-- START DATA LINES --

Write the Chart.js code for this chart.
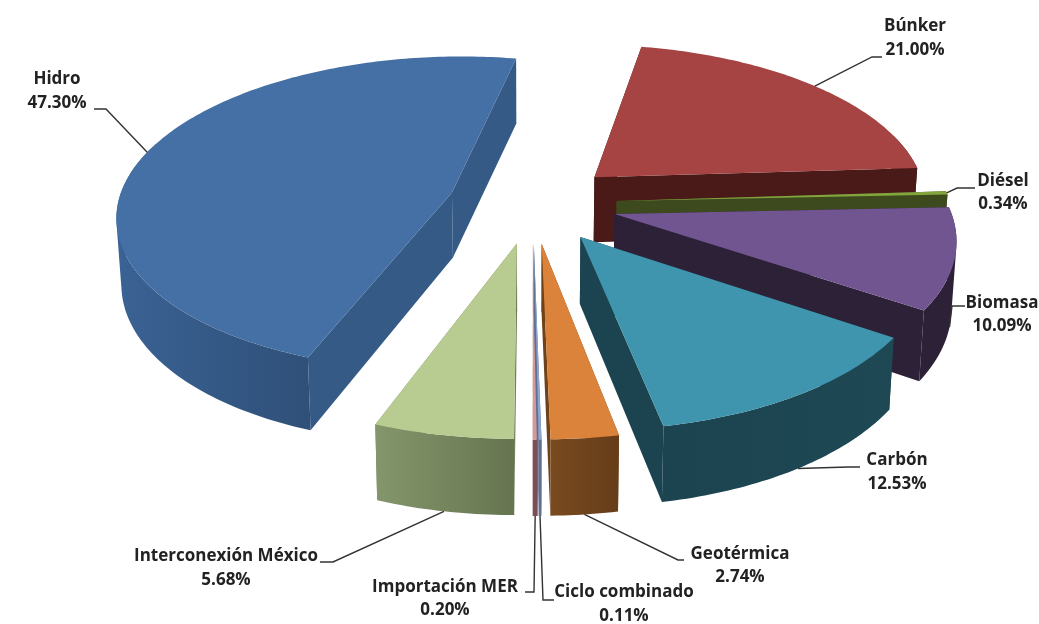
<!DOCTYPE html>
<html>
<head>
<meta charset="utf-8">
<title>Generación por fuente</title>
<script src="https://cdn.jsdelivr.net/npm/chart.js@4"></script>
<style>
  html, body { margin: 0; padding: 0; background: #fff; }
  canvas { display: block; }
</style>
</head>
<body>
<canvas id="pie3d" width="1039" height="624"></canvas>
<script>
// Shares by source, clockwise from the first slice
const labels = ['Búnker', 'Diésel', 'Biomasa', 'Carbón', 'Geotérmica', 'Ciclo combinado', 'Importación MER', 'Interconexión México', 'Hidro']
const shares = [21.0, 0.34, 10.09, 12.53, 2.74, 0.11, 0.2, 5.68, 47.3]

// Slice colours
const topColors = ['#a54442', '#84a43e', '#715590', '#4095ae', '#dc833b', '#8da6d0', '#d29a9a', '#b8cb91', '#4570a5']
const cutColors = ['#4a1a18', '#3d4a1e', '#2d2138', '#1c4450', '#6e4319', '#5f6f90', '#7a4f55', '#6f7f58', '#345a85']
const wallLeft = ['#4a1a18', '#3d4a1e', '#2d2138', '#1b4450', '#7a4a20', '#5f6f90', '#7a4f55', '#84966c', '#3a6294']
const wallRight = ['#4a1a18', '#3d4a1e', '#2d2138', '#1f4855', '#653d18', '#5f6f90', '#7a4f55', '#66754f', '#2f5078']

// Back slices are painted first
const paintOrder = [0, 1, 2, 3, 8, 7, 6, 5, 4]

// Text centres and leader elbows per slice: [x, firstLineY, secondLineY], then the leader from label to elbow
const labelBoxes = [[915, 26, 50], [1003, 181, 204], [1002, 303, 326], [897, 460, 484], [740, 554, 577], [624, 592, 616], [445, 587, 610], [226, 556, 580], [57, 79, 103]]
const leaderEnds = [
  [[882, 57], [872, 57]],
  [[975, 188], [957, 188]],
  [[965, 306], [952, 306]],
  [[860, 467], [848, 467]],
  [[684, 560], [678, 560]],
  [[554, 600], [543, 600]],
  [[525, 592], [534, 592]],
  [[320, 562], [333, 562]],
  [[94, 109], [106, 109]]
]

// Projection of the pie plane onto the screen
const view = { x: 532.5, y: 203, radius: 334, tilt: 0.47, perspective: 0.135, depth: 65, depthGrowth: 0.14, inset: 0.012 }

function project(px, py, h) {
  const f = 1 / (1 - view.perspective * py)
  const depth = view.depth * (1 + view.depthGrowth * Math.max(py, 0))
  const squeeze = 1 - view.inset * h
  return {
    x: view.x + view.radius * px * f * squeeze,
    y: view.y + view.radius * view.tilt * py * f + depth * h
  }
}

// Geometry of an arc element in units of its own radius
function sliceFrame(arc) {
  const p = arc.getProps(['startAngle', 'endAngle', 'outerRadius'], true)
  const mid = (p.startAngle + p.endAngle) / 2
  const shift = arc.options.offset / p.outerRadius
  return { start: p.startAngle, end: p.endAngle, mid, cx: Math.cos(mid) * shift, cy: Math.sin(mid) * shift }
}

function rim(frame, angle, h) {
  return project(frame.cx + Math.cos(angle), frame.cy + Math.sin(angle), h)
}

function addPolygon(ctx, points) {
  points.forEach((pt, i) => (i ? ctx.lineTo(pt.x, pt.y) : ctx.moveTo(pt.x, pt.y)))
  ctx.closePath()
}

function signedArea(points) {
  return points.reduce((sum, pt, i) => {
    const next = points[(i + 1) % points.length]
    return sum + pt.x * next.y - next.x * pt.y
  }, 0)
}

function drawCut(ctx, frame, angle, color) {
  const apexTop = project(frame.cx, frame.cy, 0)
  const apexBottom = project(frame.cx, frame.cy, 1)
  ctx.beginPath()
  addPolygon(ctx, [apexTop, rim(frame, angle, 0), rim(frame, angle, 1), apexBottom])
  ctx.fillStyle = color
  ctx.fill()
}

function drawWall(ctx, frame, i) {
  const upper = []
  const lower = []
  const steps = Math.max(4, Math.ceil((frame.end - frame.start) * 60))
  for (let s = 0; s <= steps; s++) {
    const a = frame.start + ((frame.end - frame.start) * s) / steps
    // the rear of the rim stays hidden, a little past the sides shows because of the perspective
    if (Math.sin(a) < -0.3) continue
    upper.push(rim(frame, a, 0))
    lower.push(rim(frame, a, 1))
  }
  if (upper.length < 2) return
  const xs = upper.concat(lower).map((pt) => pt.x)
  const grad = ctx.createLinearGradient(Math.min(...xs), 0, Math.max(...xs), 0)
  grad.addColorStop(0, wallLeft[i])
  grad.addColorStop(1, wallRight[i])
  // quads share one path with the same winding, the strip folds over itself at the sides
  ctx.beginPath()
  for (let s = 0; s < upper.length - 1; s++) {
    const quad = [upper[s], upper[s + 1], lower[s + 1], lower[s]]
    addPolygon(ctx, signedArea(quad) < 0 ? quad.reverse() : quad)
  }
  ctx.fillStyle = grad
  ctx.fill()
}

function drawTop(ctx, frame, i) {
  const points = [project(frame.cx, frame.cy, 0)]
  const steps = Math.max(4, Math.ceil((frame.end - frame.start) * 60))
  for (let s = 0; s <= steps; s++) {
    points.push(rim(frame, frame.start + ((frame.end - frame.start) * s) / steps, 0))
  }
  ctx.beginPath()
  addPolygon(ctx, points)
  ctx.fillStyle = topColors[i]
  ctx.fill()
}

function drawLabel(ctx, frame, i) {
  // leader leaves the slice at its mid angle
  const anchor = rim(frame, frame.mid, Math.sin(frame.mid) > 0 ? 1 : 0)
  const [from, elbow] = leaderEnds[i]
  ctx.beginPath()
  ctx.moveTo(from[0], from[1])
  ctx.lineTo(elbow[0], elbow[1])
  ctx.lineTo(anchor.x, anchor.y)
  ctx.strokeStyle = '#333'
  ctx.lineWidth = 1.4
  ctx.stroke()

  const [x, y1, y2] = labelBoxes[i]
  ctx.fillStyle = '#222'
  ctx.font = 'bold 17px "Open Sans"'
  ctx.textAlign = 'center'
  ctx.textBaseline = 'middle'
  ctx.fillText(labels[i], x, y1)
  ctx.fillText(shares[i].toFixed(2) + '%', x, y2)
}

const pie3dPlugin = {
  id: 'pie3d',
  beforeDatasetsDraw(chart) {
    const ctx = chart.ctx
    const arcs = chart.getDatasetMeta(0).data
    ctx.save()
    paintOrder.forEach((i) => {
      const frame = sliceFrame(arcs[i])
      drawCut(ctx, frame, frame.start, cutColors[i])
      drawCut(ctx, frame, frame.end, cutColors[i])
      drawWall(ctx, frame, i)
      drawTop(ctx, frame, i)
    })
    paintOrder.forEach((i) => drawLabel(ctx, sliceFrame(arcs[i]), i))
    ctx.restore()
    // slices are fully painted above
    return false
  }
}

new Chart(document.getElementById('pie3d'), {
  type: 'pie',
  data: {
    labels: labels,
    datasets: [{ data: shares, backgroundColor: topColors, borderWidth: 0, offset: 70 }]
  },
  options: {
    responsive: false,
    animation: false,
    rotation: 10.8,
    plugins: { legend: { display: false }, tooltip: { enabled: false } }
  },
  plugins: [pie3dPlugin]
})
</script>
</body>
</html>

-- END DATA LINES --

#### DIRECTION:
Write out every line above exactly as it is, leaving out the pictures.

#### SOLUTION FOR THIS TASK:
Write the Chart.js code for this chart.
<!DOCTYPE html>
<html>
<head>
<meta charset="utf-8">
<title>Generación por fuente</title>
<script src="https://cdn.jsdelivr.net/npm/chart.js@4"></script>
<style>
  html, body { margin: 0; padding: 0; background: #fff; }
  canvas { display: block; }
</style>
</head>
<body>
<canvas id="pie3d" width="1039" height="624"></canvas>
<script>
// Shares by source, clockwise from the first slice
const labels = ['Búnker', 'Diésel', 'Biomasa', 'Carbón', 'Geotérmica', 'Ciclo combinado', 'Importación MER', 'Interconexión México', 'Hidro']
const shares = [21.0, 0.34, 10.09, 12.53, 2.74, 0.11, 0.2, 5.68, 47.3]

// Slice colours
const topColors = ['#a54442', '#84a43e', '#715590', '#4095ae', '#dc833b', '#8da6d0', '#d29a9a', '#b8cb91', '#4570a5']
const cutColors = ['#4a1a18', '#3d4a1e', '#2d2138', '#1c4450', '#6e4319', '#5f6f90', '#7a4f55', '#6f7f58', '#345a85']
const wallLeft = ['#4a1a18', '#3d4a1e', '#2d2138', '#1b4450', '#7a4a20', '#5f6f90', '#7a4f55', '#84966c', '#3a6294']
const wallRight = ['#4a1a18', '#3d4a1e', '#2d2138', '#1f4855', '#653d18', '#5f6f90', '#7a4f55', '#66754f', '#2f5078']

// Back slices are painted first
const paintOrder = [0, 1, 2, 3, 8, 7, 6, 5, 4]

// Text centres and leader elbows per slice: [x, firstLineY, secondLineY], then the leader from label to elbow
const labelBoxes = [[915, 26, 50], [1003, 181, 204], [1002, 303, 326], [897, 460, 484], [740, 554, 577], [624, 592, 616], [445, 587, 610], [226, 556, 580], [57, 79, 103]]
const leaderEnds = [
  [[882, 57], [872, 57]],
  [[975, 188], [957, 188]],
  [[965, 306], [952, 306]],
  [[860, 467], [848, 467]],
  [[684, 560], [678, 560]],
  [[554, 600], [543, 600]],
  [[525, 592], [534, 592]],
  [[320, 562], [333, 562]],
  [[94, 109], [106, 109]]
]

// Projection of the pie plane onto the screen
const view = { x: 532.5, y: 203, radius: 334, tilt: 0.47, perspective: 0.135, depth: 65, depthGrowth: 0.14, inset: 0.012 }

function project(px, py, h) {
  const f = 1 / (1 - view.perspective * py)
  const depth = view.depth * (1 + view.depthGrowth * Math.max(py, 0))
  const squeeze = 1 - view.inset * h
  return {
    x: view.x + view.radius * px * f * squeeze,
    y: view.y + view.radius * view.tilt * py * f + depth * h
  }
}

// Geometry of an arc element in units of its own radius
function sliceFrame(arc) {
  const p = arc.getProps(['startAngle', 'endAngle', 'outerRadius'], true)
  const mid = (p.startAngle + p.endAngle) / 2
  const shift = arc.options.offset / p.outerRadius
  return { start: p.startAngle, end: p.endAngle, mid, cx: Math.cos(mid) * shift, cy: Math.sin(mid) * shift }
}

function rim(frame, angle, h) {
  return project(frame.cx + Math.cos(angle), frame.cy + Math.sin(angle), h)
}

function addPolygon(ctx, points) {
  points.forEach((pt, i) => (i ? ctx.lineTo(pt.x, pt.y) : ctx.moveTo(pt.x, pt.y)))
  ctx.closePath()
}

function signedArea(points) {
  return points.reduce((sum, pt, i) => {
    const next = points[(i + 1) % points.length]
    return sum + pt.x * next.y - next.x * pt.y
  }, 0)
}

function drawCut(ctx, frame, angle, color) {
  const apexTop = project(frame.cx, frame.cy, 0)
  const apexBottom = project(frame.cx, frame.cy, 1)
  ctx.beginPath()
  addPolygon(ctx, [apexTop, rim(frame, angle, 0), rim(frame, angle, 1), apexBottom])
  ctx.fillStyle = color
  ctx.fill()
}

function drawWall(ctx, frame, i) {
  const upper = []
  const lower = []
  const steps = Math.max(4, Math.ceil((frame.end - frame.start) * 60))
  for (let s = 0; s <= steps; s++) {
    const a = frame.start + ((frame.end - frame.start) * s) / steps
    // the rear of the rim stays hidden, a little past the sides shows because of the perspective
    if (Math.sin(a) < -0.3) continue
    upper.push(rim(frame, a, 0))
    lower.push(rim(frame, a, 1))
  }
  if (upper.length < 2) return
  const xs = upper.concat(lower).map((pt) => pt.x)
  const grad = ctx.createLinearGradient(Math.min(...xs), 0, Math.max(...xs), 0)
  grad.addColorStop(0, wallLeft[i])
  grad.addColorStop(1, wallRight[i])
  // quads share one path with the same winding, the strip folds over itself at the sides
  ctx.beginPath()
  for (let s = 0; s < upper.length - 1; s++) {
    const quad = [upper[s], upper[s + 1], lower[s + 1], lower[s]]
    addPolygon(ctx, signedArea(quad) < 0 ? quad.reverse() : quad)
  }
  ctx.fillStyle = grad
  ctx.fill()
}

function drawTop(ctx, frame, i) {
  const points = [project(frame.cx, frame.cy, 0)]
  const steps = Math.max(4, Math.ceil((frame.end - frame.start) * 60))
  for (let s = 0; s <= steps; s++) {
    points.push(rim(frame, frame.start + ((frame.end - frame.start) * s) / steps, 0))
  }
  ctx.beginPath()
  addPolygon(ctx, points)
  ctx.fillStyle = topColors[i]
  ctx.fill()
}

function drawLabel(ctx, frame, i) {
  // leader leaves the slice at its mid angle
  const anchor = rim(frame, frame.mid, Math.sin(frame.mid) > 0 ? 1 : 0)
  const [from, elbow] = leaderEnds[i]
  ctx.beginPath()
  ctx.moveTo(from[0], from[1])
  ctx.lineTo(elbow[0], elbow[1])
  ctx.lineTo(anchor.x, anchor.y)
  ctx.strokeStyle = '#333'
  ctx.lineWidth = 1.4
  ctx.stroke()

  const [x, y1, y2] = labelBoxes[i]
  ctx.fillStyle = '#222'
  ctx.font = 'bold 17px "Open Sans"'
  ctx.textAlign = 'center'
  ctx.textBaseline = 'middle'
  ctx.fillText(labels[i], x, y1)
  ctx.fillText(shares[i].toFixed(2) + '%', x, y2)
}

const pie3dPlugin = {
  id: 'pie3d',
  beforeDatasetsDraw(chart) {
    const ctx = chart.ctx
    const arcs = chart.getDatasetMeta(0).data
    ctx.save()
    paintOrder.forEach((i) => {
      const frame = sliceFrame(arcs[i])
      drawCut(ctx, frame, frame.start, cutColors[i])
      drawCut(ctx, frame, frame.end, cutColors[i])
      drawWall(ctx, frame, i)
      drawTop(ctx, frame, i)
    })
    paintOrder.forEach((i) => drawLabel(ctx, sliceFrame(arcs[i]), i))
    ctx.restore()
    // slices are fully painted above
    return false
  }
}

new Chart(document.getElementById('pie3d'), {
  type: 'pie',
  data: {
    labels: labels,
    datasets: [{ data: shares, backgroundColor: topColors, borderWidth: 0, offset: 70 }]
  },
  options: {
    responsive: false,
    animation: false,
    rotation: 10.8,
    plugins: { legend: { display: false }, tooltip: { enabled: false } }
  },
  plugins: [pie3dPlugin]
})
</script>
</body>
</html>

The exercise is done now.